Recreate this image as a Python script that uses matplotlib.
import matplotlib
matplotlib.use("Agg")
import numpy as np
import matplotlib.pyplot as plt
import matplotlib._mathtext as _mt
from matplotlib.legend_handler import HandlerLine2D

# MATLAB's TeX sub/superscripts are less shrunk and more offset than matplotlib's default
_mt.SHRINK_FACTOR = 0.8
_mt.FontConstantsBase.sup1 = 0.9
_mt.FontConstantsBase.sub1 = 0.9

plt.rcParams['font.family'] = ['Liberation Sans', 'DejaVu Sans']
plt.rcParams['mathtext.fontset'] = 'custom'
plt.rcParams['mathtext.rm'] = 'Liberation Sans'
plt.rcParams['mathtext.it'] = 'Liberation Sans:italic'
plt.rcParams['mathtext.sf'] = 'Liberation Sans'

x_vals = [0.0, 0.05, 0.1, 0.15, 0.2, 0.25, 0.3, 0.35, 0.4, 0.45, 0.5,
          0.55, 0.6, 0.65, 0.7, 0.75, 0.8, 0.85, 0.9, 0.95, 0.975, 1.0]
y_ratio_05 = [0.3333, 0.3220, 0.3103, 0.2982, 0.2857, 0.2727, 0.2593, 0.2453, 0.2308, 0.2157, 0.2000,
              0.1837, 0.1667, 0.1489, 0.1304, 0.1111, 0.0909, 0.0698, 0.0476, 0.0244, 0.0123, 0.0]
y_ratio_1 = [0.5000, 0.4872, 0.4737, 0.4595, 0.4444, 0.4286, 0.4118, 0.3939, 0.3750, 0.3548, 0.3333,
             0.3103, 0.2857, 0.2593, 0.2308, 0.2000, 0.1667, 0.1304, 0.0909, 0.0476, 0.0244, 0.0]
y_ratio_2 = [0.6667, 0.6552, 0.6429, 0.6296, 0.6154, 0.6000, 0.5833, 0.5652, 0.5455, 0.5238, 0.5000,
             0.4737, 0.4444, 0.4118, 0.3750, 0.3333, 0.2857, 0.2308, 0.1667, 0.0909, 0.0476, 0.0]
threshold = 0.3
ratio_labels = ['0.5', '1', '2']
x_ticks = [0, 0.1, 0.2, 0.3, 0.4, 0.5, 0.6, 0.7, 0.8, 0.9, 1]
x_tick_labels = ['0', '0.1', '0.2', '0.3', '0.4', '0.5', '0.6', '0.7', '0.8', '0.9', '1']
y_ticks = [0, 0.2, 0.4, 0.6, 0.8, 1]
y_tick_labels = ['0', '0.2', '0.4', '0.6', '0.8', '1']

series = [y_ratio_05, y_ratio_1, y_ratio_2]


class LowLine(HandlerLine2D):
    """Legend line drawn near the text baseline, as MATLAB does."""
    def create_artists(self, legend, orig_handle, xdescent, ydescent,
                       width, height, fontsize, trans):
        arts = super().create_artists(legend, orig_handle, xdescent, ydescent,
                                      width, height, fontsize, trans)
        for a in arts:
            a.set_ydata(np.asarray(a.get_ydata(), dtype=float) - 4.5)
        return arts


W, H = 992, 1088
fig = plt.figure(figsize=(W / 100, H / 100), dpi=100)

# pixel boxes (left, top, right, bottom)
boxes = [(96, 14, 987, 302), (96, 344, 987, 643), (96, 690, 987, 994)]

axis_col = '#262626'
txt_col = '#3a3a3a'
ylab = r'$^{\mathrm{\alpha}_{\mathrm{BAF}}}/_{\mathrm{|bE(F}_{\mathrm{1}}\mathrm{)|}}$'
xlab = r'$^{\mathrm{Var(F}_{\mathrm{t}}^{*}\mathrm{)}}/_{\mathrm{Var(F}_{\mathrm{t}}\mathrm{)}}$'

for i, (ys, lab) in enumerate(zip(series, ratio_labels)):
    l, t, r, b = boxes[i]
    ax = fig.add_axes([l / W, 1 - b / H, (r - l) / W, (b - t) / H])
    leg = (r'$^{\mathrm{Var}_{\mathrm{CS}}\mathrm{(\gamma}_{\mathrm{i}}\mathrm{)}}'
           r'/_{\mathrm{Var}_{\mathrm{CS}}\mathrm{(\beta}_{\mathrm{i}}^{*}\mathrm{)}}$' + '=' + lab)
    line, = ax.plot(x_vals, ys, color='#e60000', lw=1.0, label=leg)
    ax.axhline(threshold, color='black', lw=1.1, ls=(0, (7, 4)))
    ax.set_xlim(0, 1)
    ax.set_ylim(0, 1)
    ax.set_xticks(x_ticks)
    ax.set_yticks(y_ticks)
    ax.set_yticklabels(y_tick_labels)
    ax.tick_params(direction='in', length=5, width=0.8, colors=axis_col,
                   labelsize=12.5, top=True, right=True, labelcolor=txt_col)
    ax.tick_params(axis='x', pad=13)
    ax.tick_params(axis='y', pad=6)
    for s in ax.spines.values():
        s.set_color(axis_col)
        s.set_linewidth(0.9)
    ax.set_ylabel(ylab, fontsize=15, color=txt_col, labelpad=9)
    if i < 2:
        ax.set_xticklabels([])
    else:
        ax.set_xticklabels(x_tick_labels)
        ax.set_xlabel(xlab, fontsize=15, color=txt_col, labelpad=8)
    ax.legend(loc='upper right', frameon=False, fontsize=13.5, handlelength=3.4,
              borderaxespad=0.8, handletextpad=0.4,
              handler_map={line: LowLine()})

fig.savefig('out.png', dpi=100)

◆ THE PROBLEM:
Beginning at the top of the data, please return every line until and including the line containing "plt.rcParams['mathtext.sf'] = 'Liberation", copied exactly, and nothing past it.

◆ THE ANSWER:
Recreate this image as a Python script that uses matplotlib.
import matplotlib
matplotlib.use("Agg")
import numpy as np
import matplotlib.pyplot as plt
import matplotlib._mathtext as _mt
from matplotlib.legend_handler import HandlerLine2D

# MATLAB's TeX sub/superscripts are less shrunk and more offset than matplotlib's default
_mt.SHRINK_FACTOR = 0.8
_mt.FontConstantsBase.sup1 = 0.9
_mt.FontConstantsBase.sub1 = 0.9

plt.rcParams['font.family'] = ['Liberation Sans', 'DejaVu Sans']
plt.rcParams['mathtext.fontset'] = 'custom'
plt.rcParams['mathtext.rm'] = 'Liberation Sans'
plt.rcParams['mathtext.it'] = 'Liberation Sans:italic'
plt.rcParams['mathtext.sf'] = 'Liberation Sans'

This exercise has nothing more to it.